Zoals iedere Nederlander heeft u als het goed is een brief gekregen van Ab Klink, de minister die waakt over uw gezondheid, uw welzijn en uw sport. Daarin zingt hij de lof van het Elektronisch Patiënten Dossier (EPD). Dankzij de wonderen der elektronica kunnen alle zorgverleners nu snel bij uw medische dossier. Dat is fijn, want als u in een coma in het ziekenhuis belandt, kan de chirurg van dienst heel snel zien welke medicijnen uw huisarts onlangs aan u heeft voorgeschreven.
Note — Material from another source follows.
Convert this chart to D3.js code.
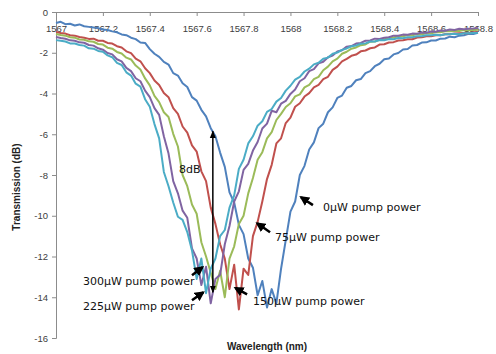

Wanneer u al deze voordelen aan u voorbij wilt laten gaan, moet u het bijgevoegde formulier invullen. Dat stuurt u dan naar de chef bezwaren van het ministerie en dan komt het allemaal in orde, zodat de tandarts niet automatisch kan zien welke soa's u allemaal gehad heeft of dat u al twee jaar bij een psychiater zit met een liberaal pillenbeleid.
Eigenlijk zouden dit soort ingrepen in de privacy opt-in moeten zijn, dat wil zeggen dat het EPD pas wordt aangemaakt als je expliciet toestemming hebt gegeven. De burger kan zelf wel beslissen of hij wil dat zijn gegevens veel verder verspreid worden dan nu. Dat hoeft de staat niet voor hem te doen. Anderzijds is het vermoeden gerechtvaardigd dat de grote meerderheid van de Nederlanders voor zo'n opt-in zouden kiezen, dus qua administratieve lasten is deze aanpak handiger.
Bovendien is tien procent van de Nederlanders functioneel analfabeet. Zij snappen de brief van Klink en de bijgevoegde folder niet, en kunnen daarom geen afgewogen beslissing nemen. Dan ga je je toch afvragen: wat is erger, de schending van het principe van de opt-in, of het risico dat mensen niet begrijpen dat ze voor de opt-in moeten kiezen om het EPD te activeren?